Olympic decision too close for comfort 

PRAGUE — Gerhard Heiberg, the Norwegian head of the IOC team that evaluated the three candidates to host the 2010 Winter Olympics, had a feeling.

"Yes," he said moments after the IOC members awarded the 2010 Games to Vancouver-Whistler by a narrow 56-53 vote over Pyeongchang, Korea on Wednesday, "I had a feeling for how things would end.

"I expected (the result) for the last couple of days. Of course I didn’t know (for sure) but I had expected that this would be the result."

International Olympic Committee members voted twice in Prague, with Salzburg getting dropped from the second ballot. Heiberg wouldn't say how he voted.

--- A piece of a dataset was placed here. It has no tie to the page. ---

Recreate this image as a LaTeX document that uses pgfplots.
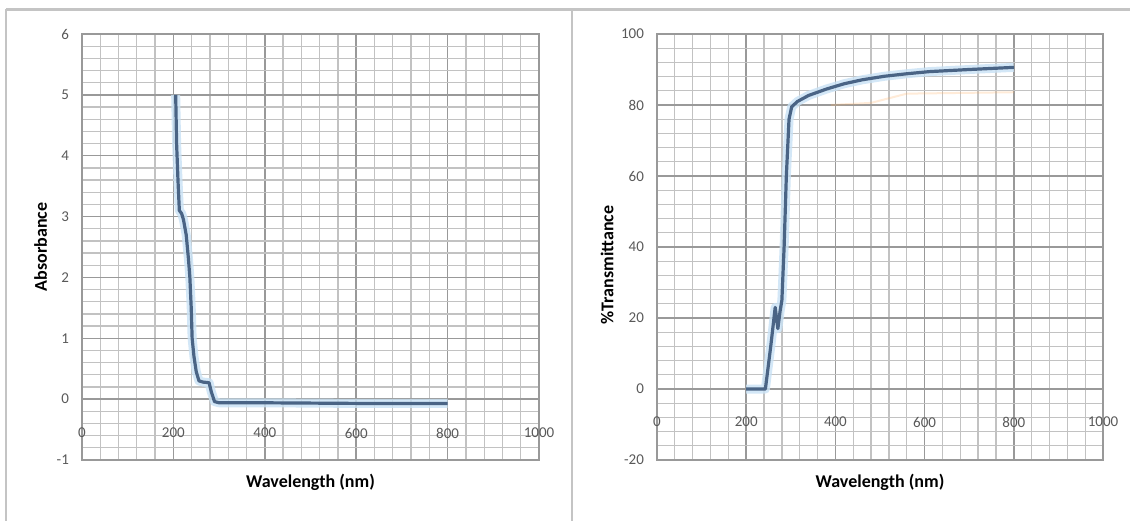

But the final result was too close for most of the members of the Vancouver-Whistler team.

"I thought I kept myself fairly well under control – until Hugh O'Reilly hugged me with tears streaming down his face," said MLA Ted Nebbeling, the provincial minister responsible for the bid.

"And then we were both balling our eyes out. It's unbelievable. You have to experience it."

"Unbelievable" was also the first word out of Mayor O'Reilly's mouth.

"You know, it was so close," he said.

"Those guys made such a great bid, at the last minute I was really worried. And when Salzburg came out I went, 'Oh my god', because they were the front runners.

"It’s just unbelievable. We are going to host the Winter Olympics in our community – we had that vision in the ’60s, and now we're going to realize it, 50 years later. That is unbelievable. I'm still stunned."

Olympic medallist and champion downhill racer Steve Podborski has been in some close battles in his ski racing career, but few have been tighter than this Olympic vote.

"It's hard to say if anything’s been tighter than this," said Podborski. "Although I have to say that (it doesn’t matter if) you win by a little or you win by a lot, just as long as you win. In downhill skiing I've won by hundredths of a second and by half a second. This goes into the former category."

But one man who wasn't surprised by the result was IOC President Jacques Rogge.

"Obviously the best bid won," Rogge said at a press conference following the announcement, held in Prague's Hilton Hotel.

Rogge said an Olympic bid is ultimately about people, rather than bricks and mortar, and the Vancouver bid reflected that.

The Austrian delegation, which included Podborski’s old rival Franz Klammer, was stunned to have garnered only 16 votes on the first ballot. But Podborski said the Vancouver-Whistler victory wasn’t about settling scores with an old rival.